I have managed to call in, a scant half hour before my shift was to start. Even calling in there is difficult because they never pick up the damn phone. It took four tries, but I've called in.

The trip in is NOT PLEASANT. I keep my eyes closed for most of it and will myself not to throw up. Eva has retrieved a wheelchair and I'm being wheeled bump bump herk to the triage, where I am assessed immediately and sent to begin the long wait.

That turns out to be twenty minutes long. I'm in one of those embarrassing hospital johnnies, laying back on the bed. Everything is still moving. The lights are hellishly bright. I'm getting a headache on top of it all.  They have taped a bunch of leads to me, taken my blood pressure several times, and ruled out a stroke. (!) A doctor comes in and does some vision and head balancing tests which I flunk most spectacularly.

I have something called Benign Paroxysmal Positional Vertigo. I like the benign right in the name. This, I'm told, is the doing of a stonelike deposit in my left inner ear. I am given a Gravol injection and some pills, and Eva pays $20 for a note granting me three days off work. They tell me that this is good because I'll also have the weekend to recover (assuming, as most people unthinkingly do, that I don't work retail). As it so happens I do work retail, but don't work weekends.

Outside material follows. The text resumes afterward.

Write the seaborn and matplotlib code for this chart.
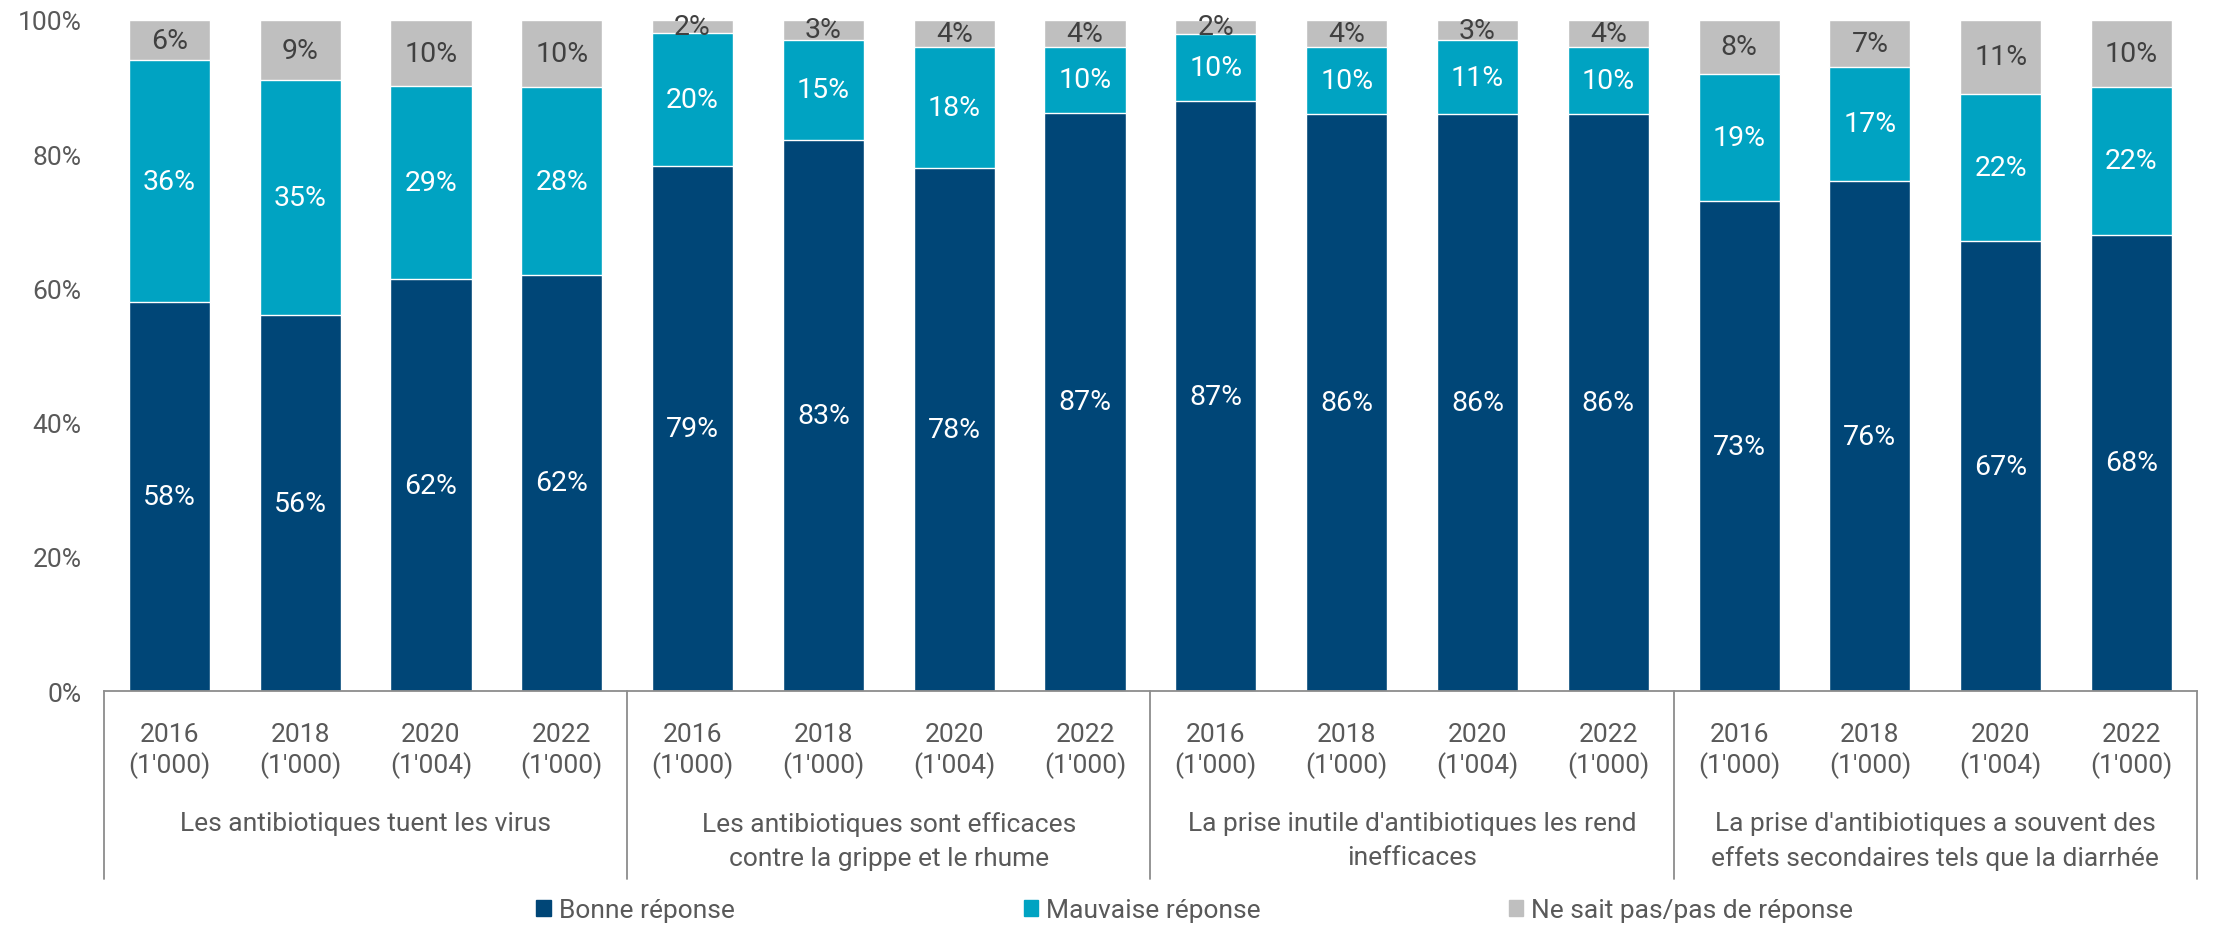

I am in and out of the hospital in seventy minutes flat. This is some kind of medical miracle. The nurses and doctor have been unanimously friendly. This is a hospital experience I would recommend, were it not for the crazy vertigo that landed me in it. We are en route to where I'm supposed to be working right now to drop off my doctor's note (Eva does this while I fret in the car) and pick up my prescription (ditto)

The Gravol shot knocks me out. The pills -- betahistine, they're called -- do the same thing. I spend most of Wednesday asleep. Eva is working from home in case I need her. I love my wife.

Thank you, love, for taking me in, for holding me up, for (literally, this time) being my port in a storm. Thank you to everyone who has checked in on me. I'm on the mend. Each day has been a little bit better, with fewer and fewer dizzy spells. Today I've had four, the worst being when I woke up and got out of bed.  I should be all clear by Monday...back to my standard level of dizziness.

2 comments:

karen said...

Yikes! I hope you recover quickly. I have several friends who have had vertigo and it sounds extremely unpleasant. There is some physiotherapiy kinds of things you can do for it, I think.

Ken Breadner said...

Karen! I have missed you and I hope all is all right in your world. Yes, thank you...I'm getting better. I had a bit of a relapse today...moving motor vehicles are not quite in my comfort zone, let's say. But each day has been better and I should be ready for work on Monday.